Proof. Since 1. follows from 2. by adjunction of an identity, it suffices to prove 2. In general, we have $\spec{A}{x}\suf \spec{B}{x}$.

Suppose that $x$ is self-adjoint. Let $\lam\nin\spec{A}{x}$ then by Proposition 6.4.4, $\spec{B}{x}\suf\R$ so to show that $\lam\nin\spec{B}{x}$ we may assume WLOG that $\lam\in\R$. For any $\e>0$, $\lam_{\e}=\lam+i\e\nin\spec{B}{x}$ so $(x-\lam_{\e})\inv\in B$. By continuity of inverse in $G(A)$, $(x-\lam_{\e})\inv\to (x-\lam)\inv\in G(A)$ as $\e\to 0$. Since $B$ is closed, $(x-\lam)\inv\in B$. Thus $\lam\nin\spec{B}{x}$ and $\spec{A}{x}=\spec{B}{x}$ for a self-adjoint $x\in B$.
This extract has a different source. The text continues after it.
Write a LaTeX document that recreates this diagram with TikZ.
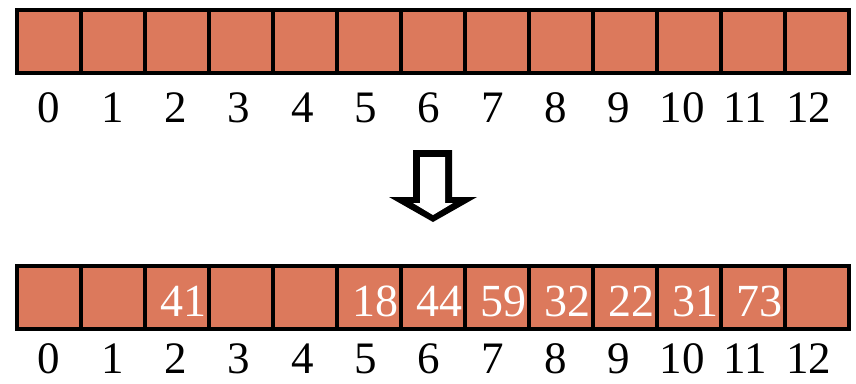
\documentclass[tikz,border=0pt]{standalone}
\usepackage{fontspec}
\setmainfont{Liberation Serif}
\usepackage{tikz}
\usetikzlibrary{positioning}
\definecolor{CellFill}{HTML}{DC795C}
\definecolor{CellEdge}{HTML}{000000}

\tikzset{
  cell/.style={draw=CellEdge,fill=CellFill,line width=4pt,inner sep=0pt,
    outer sep=0pt,minimum width=64pt,minimum height=63.5pt},
  idx/.style={anchor=base,inner sep=0pt,text depth=0pt,
    font=\fontsize{45}{54}\selectfont},
  val/.style={anchor=base east,inner sep=0pt,text depth=0pt,text=white,
    font=\fontsize{46}{55}\selectfont}
}

\begin{document}
\begin{tikzpicture}[x=1pt,y=-1pt]
  \useasboundingbox (0,0) rectangle (856,383);
  % empty table, then the filled one
  \foreach \i in {0,...,12}{
    \node[cell] (t\i) at ({49+64*\i},41.25) {};
    \node[cell] (b\i) at ({49+64*\i},297.5) {};
    \node[idx] (tl\i) at ({49+63.33*\i},122.5) {\i};
    \node[idx] (bl\i) at ({49+63.33*\i},373) {\i};
  }
  \foreach \i/\v in {2/41,5/18,6/44,7/59,8/32,9/22,10/31,11/73}{
    \node[val] (v\i) at ({79+64*\i},316) {\v};
  }
  % hollow block arrow between the two rows
  \fill[black] (413,150) -- (452,150) -- (452,197) -- (477,197) -- (433,222)
    -- (389,197) -- (413,197) -- cycle;
  \fill[white] (420,157) -- (445,157) -- (445,203) -- (453,203) -- (433,215)
    -- (413,203) -- (420,203) -- cycle;
\end{tikzpicture}
\end{document}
Now if $x\in B$ is invertible in $A$ then $x^{*}x$ is invertible in $A$ so is in $B$ by self-adjointness of $x^{*}x$. Hence $x$ is left invertible in $B$. Similarly considering $xx^{*}$ shows that $x$ is right invertible in $B$ also. Therefore, $x$ is invertible in $B$. We apply this argument for $x-\lam,\lam\in\com$ to conclude 2.$\square$